I know what the second differential of $f : \Bbb R^n \to \Bbb R$ means. Nevertheless, when working with abstract manifolds and in the absence of a connection, one cannot come up with a 2-covariant tensor that could reasonably be called $\Bbb d ^2 f$. This is why one gets around this by viewing $\Bbb d ^2 f$ as the differential $\Bbb d (\Bbb d f) : T(TM) \to \Bbb R$ of $\Bbb d f : TM \to \Bbb R$.
In a bit of spare time I decided to try this on $\Bbb R^n$ and see what it gives. Unfortunately, the result lost me, because I do not know how to interpret it. Here it is. If $(\Bbb d _x f) (v) = \sum \limits _i (\partial _{x_i} f) (x) v_i$, then
$$\begin{align} \Bbb d _{(x,v)} (\Bbb d f) &= \sum _j \partial _{x_j} \left( \sum \limits _i (\partial _{x_i} f) (x) v_i \right) \Bbb d x_j + \sum _j \partial _{v_j} \left( \sum \limits _i (\partial _{x_i} f) (x) v_i \right) \Bbb d v_j \\ &= \sum _{j,i} (\partial _{x_j} \partial _{x_i} f) (x) v_i \ \Bbb d x_j + \sum _{j,i} (\partial _{x_i} f) (x) \delta _{ij} \ \Bbb d v_j \\ &= \sum _{j,i} (\partial _{x_j} \partial _{x_i} f) (x) v_i \ \Bbb d x_j + \sum _i (\partial _{x_i} f) (x) \ \Bbb d v_i . \end{align}$$
There are two things bothering me here:
the presence of those parasitic $v_i$ in the first sum; they should somehow play the role of $\Bbb d x_i$;
the second term, containing derivatives of order 1.

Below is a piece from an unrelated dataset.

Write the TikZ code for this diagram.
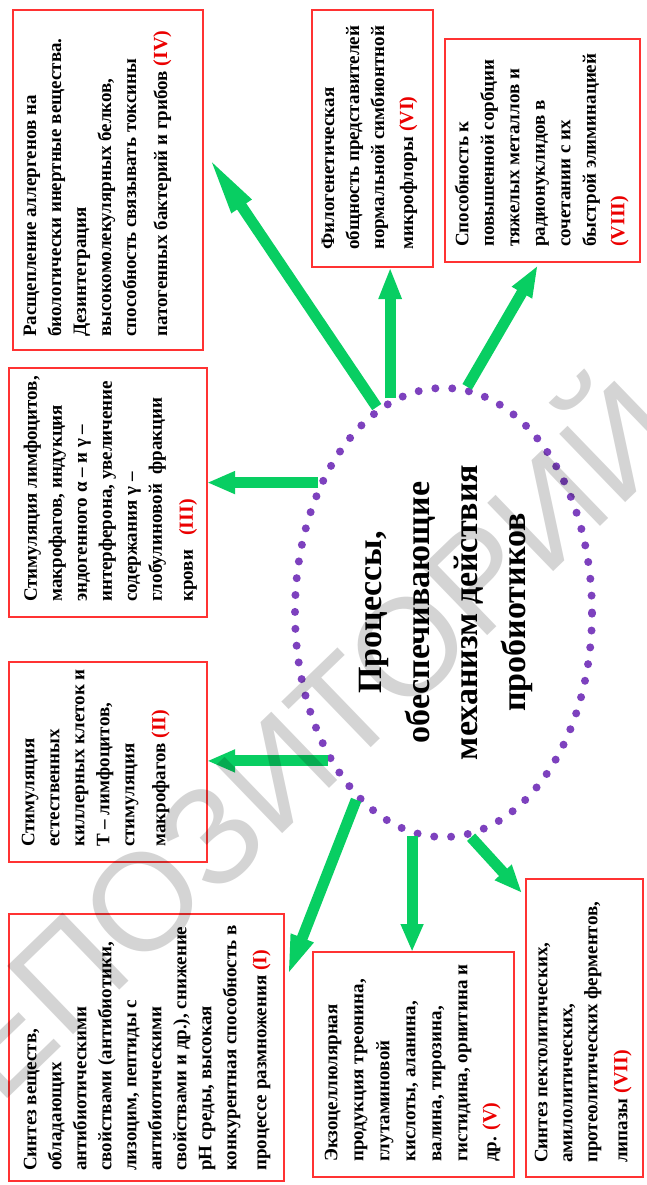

I guess that the first question is answered by noting that $\Bbb d (\Bbb d f)$ and $\Bbb d ^2 f$ are not really identical, that in fact they just correspond to each other by the isomorpshim that takes the map $(X, V) \to \Bbb d _{(x,v)} (\Bbb d f) (X, V)$ to... to what? I already have 4 arguments $x,v,X,V$, while $\Bbb d^2 f$ should have only 3. Equally important, how to eliminate the second sum?